Celebrating Lughnasadh/Lammas

1st August marks the Pagan festival of Lammas (the Saxon name, meaning ‘loaf-mass’), or Lughnasadh (the Celtic name that means ‘mourning for Lugh).

This particular festival marks the waning of Summer (yep, the nights are drawing in once again) – the power of the sun is diminishing, so we use this time both to mourn his passing; but also to celebrate the first fruits of harvest.

One of my favourite witchy books is Hedge Witch by Rae Beth, which shares some important questions that we can ask ourselves at this time:

“A solitary witch might begin Lammas with a walk in the country. For those that don’t have access to this, there are parks, back gardens, canal paths and ‘waste’ land. Look for the first fruits of harvest. Are there blackberries on bushes? If you are in the countryside, how does the corn look? Is it golden and tall or still green and unripe? How do these things compare with your life? If you set yourself to learn something back at Candlemas, are you making progress? If you are a craftsperson, are you satisfied with your techniques? In your business or profession, are you making any headway? In the cycle of this year’s life, and in longer cycles, are there fruits?”

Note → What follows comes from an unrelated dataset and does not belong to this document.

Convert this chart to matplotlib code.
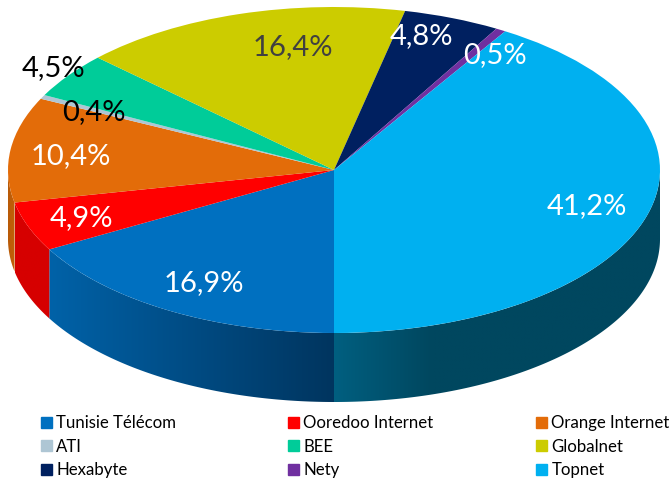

I don’t know about you, but I utterly love the energies as the cycle moves from Summer to Autumn. On various levels, I always seem to notice the first fruits manifesting in August, and often these lead to a sudden fabulous glut in September (which is my favourite month).

On a practical level, you can celebrate by something as simple as baking a loaf of bread; or why not try making a corn dollie? We had one in our house when I was little – I often pondered how something could be so strong yet so flexible at the same time..

Some do elaborate rituals for Lammas, but you can keep it simple by simply taking some time out to reflect and ask yourself some of the questions above. Thinking about the fruits of your labour now may begin to give you some pointers on what seeds to carry forward and plant in the coming Spring.